SAHBI KHALFALLAH, Chairman of Delegation of Tunisia, said efforts made at the Conference must be in line with the Monterrey Consensus and the Doha Declaration. He urged ensuring that the prerequisites for success in the post-2015 agenda were in place. Tunisia had toppled despotism and tyranny, and today looked forward to freedom and justice. His Government was working to create jobs for young people, raise the level investment, and devise a vision for the country based on sustainable development. That strategy would be put to the people during an international conference this year. He requested international support for those efforts and in support of local governments.

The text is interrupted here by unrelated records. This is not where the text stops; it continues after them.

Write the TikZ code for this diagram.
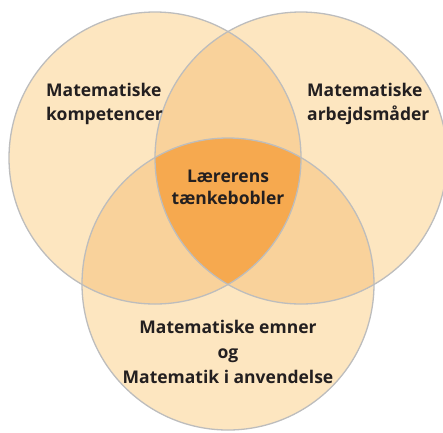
\documentclass[tikz,border=0pt]{standalone}
\usepackage{fontspec}
\setmainfont{Open Sans}
\usetikzlibrary{positioning}
\definecolor{bubblelight}{HTML}{FDE6C0}
\definecolor{bubblemid}{HTML}{F9D29B}
\definecolor{bubbledark}{HTML}{F6A94F}
\definecolor{bubbleline}{HTML}{BDBDBD}
\definecolor{bubbletext}{HTML}{231F20}

\begin{document}
\begin{tikzpicture}[x=1pt,y=-1pt,
  bubble/.style={draw=bubbleline,line width=1.3pt},
  bubblelabel/.style={font=\bfseries\fontsize{17.5}{24}\selectfont,text=bubbletext,inner sep=0pt}]
\useasboundingbox (0,0) rectangle (443,432);
% centres of the three bubbles
\coordinate (komp) at (155,158);
\coordinate (arb) at (301,158);
\coordinate (emn) at (228,284);

% Light bubbles
\fill[bubblelight] (komp) circle[radius=146pt];
\fill[bubblelight] (arb) circle[radius=146pt];
\fill[bubblelight] (emn) circle[radius=146pt];

% Overlap of two bubbles
\begin{scope}
  \clip (komp) circle[radius=146pt];
  \fill[bubblemid] (arb) circle[radius=146pt];
  \fill[bubblemid] (emn) circle[radius=146pt];
\end{scope}
\begin{scope}
  \clip (arb) circle[radius=146pt];
  \fill[bubblemid] (emn) circle[radius=146pt];
\end{scope}

% Overlap of all three
\begin{scope}
  \clip (komp) circle[radius=146pt];
  \clip (arb) circle[radius=146pt];
  \fill[bubbledark] (emn) circle[radius=146pt];
\end{scope}

% Outlines
\draw[bubble] (komp) circle[radius=146pt];
\draw[bubble] (arb) circle[radius=146pt];
\draw[bubble] (emn) circle[radius=146pt];

% Labels
\node[bubblelabel,anchor=north west,align=left] (kompetencer) at (46,83) {Matematiske\\kompetencer};
\node[bubblelabel,anchor=north west,align=left] (arbejde) at (307,83) {Matematiske\\arbejdsmåder};
\node[bubblelabel,anchor=north,align=center,font=\bfseries\fontsize{17.5}{22}\selectfont] (boble) at (228,170) {Lærerens\\tænkebobler};
\node[bubblelabel,anchor=north,align=center,font=\bfseries\fontsize{17.5}{25}\selectfont] (emner) at (228,320) {Matematiske emner\\og\\Matematik i anvendelse};
\end{tikzpicture}
\end{document}
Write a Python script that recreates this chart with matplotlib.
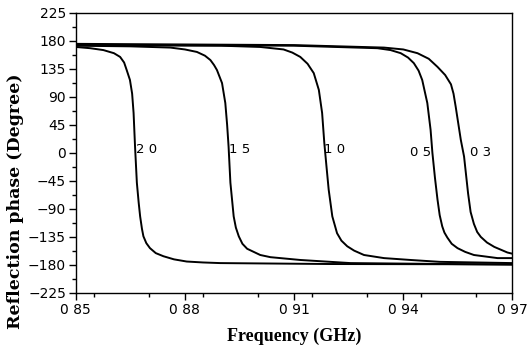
import matplotlib
matplotlib.use("Agg")
import matplotlib.pyplot as plt
from matplotlib.ticker import MultipleLocator

# Data (frequency GHz, phase degrees)
f_20 = [0.850, 0.854, 0.8576, 0.8605, 0.8622, 0.8633, 0.8640, 0.8649, 0.8655, 0.8659,
        0.8663, 0.8668, 0.8673, 0.8677, 0.8682, 0.8686, 0.8694, 0.8704, 0.872, 0.8741,
        0.877, 0.8805, 0.885, 0.8897, 0.920, 0.970]
p_20 = [170, 168, 165, 160, 154, 145, 133, 117, 95, 64,
        10, -48, -80, -102, -122, -134, -145, -153, -161, -166,
        -171, -174.5, -176, -177, -178.5, -179]

f_15 = [0.850, 0.865, 0.876, 0.880, 0.8833, 0.8855, 0.887, 0.888, 0.8888, 0.8902,
        0.8911, 0.8916, 0.8920, 0.8925, 0.8934, 0.8940, 0.8948, 0.8958, 0.8971, 0.9007,
        0.9035, 0.9117, 0.9255, 0.970]
p_15 = [172, 171, 169, 166, 162, 156, 149, 141, 133, 112,
        80, 45, 10, -48, -102, -120, -134, -146, -154, -164,
        -167.5, -172, -177, -179.5]

f_10 = [0.850, 0.890, 0.9007, 0.9071, 0.9095, 0.9117, 0.9137, 0.9154, 0.9168, 0.9177,
        0.9183, 0.9189, 0.9195, 0.9205, 0.9218, 0.9230, 0.9246, 0.9265, 0.9292, 0.9347,
        0.942, 0.950, 0.970]
p_10 = [173, 172, 170, 166, 161, 154, 143, 128, 101, 64,
        16, -22, -59, -102, -129, -141, -150, -157, -164, -169,
        -172, -175, -177]

f_05 = [0.850, 0.910, 0.9329, 0.9365, 0.9393, 0.9413, 0.9429, 0.9442, 0.9452, 0.9466,
        0.9475, 0.9480, 0.9487, 0.9494, 0.9500, 0.9507, 0.9513, 0.9521, 0.9533, 0.9549,
        0.9570, 0.9594, 0.9659, 0.970]
p_05 = [173.5, 172, 168, 165, 160, 153, 144, 132, 117, 80,
        37, 0, -40, -75, -100, -118, -128, -136, -146, -153,
        -159, -164, -169, -169]

f_03 = [0.850, 0.910, 0.9347, 0.9400, 0.9439, 0.9470, 0.9494, 0.9515, 0.9531, 0.9538,
        0.9544, 0.9558, 0.9567, 0.9578, 0.9585, 0.9594, 0.9603, 0.9613, 0.9630, 0.9650,
        0.9686, 0.970]
p_03 = [175, 173, 169, 166, 160, 151, 138, 125, 110, 95,
        74, 21, -6, -65, -95, -114, -127, -135, -144, -151,
        -160, -162]

labels = ["2 0", "1 5", "1 0", "0 5", "0 3"]
label_x = [0.8666, 0.8921, 0.9183, 0.9418, 0.9583]
label_y = [5, 5, 5, 0, 0]

x_ticks = [0.85, 0.88, 0.91, 0.94, 0.97]
x_ticklabels = ["0 85", "0 88", "0 91", "0 94", "0 97"]
y_ticks = [225, 180, 135, 90, 45, 0, -45, -90, -135, -180, -225]

fig = plt.figure(figsize=(5.28, 3.49), dpi=100)
ax = fig.add_axes([0.1434, 0.1605, 0.8272, 0.8031])

for f, p in [(f_20, p_20), (f_15, p_15), (f_10, p_10), (f_05, p_05), (f_03, p_03)]:
    ax.plot(f, p, color="black", lw=1.4, solid_joinstyle="round")

for t, x, y in zip(labels, label_x, label_y):
    ax.text(x, y, t, fontsize=9.5, family="DejaVu Sans", ha="left", va="center")

ax.set_xlim(0.85, 0.97)
ax.set_ylim(-225, 225)
ax.set_xticks(x_ticks)
ax.set_xticklabels(x_ticklabels)
ax.set_yticks(y_ticks)
ax.xaxis.set_minor_locator(MultipleLocator(0.015))
ax.yaxis.set_minor_locator(MultipleLocator(22.5))
ax.tick_params(axis="both", which="major", direction="out", length=5, width=1,
               labelsize=10, pad=2)
ax.tick_params(axis="both", which="minor", direction="out", length=3, width=1)
for lab in ax.get_xticklabels() + ax.get_yticklabels():
    lab.set_family("DejaVu Sans")
for s in ax.spines.values():
    s.set_linewidth(1.0)

ax.set_xlabel("Frequency (GHz)", family="Liberation Serif", fontweight="bold",
              fontsize=13, labelpad=8)
fig.text(0.030, 0.424, "Reflection phase (Degree)", family="DejaVu Serif",
         fontweight="bold", fontsize=12.5, rotation=90, ha="center", va="center")

fig.savefig("out.png", dpi=100)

It was also needed to increase exports, transfer technology and develop climate change policies. Also, redoubled global efforts were needed to address the roots of terrorism.

ARCANJO MARIA DO NASCIMENTO, Chairman of Delegation of Angola, associating with the Group of 77 and China, cited the shortfall in development financing as one reason the Millennium Development Goals had not been achieved. “The global partnership to provide the support to achieve the MDGs has failed to deliver,” he said. The gap in ODA disbursement had reached $167 billion in 2011 and widened further in 2012. It was a concern that the prospects for ODA pointed to medium-term stagnation. In addition, there appeared “no light at the end of the tunnel” as far as the Doha round of trade talks was concerned. The fulfilment of commitments to allocate 0.7 per cent of GNI to ODA should be the starting point of a renewed global partnership. South-South cooperation should remain free from externally imposed norms drawn from North-South assistance. It should not be used as a pretext to dilute existing aid commitments.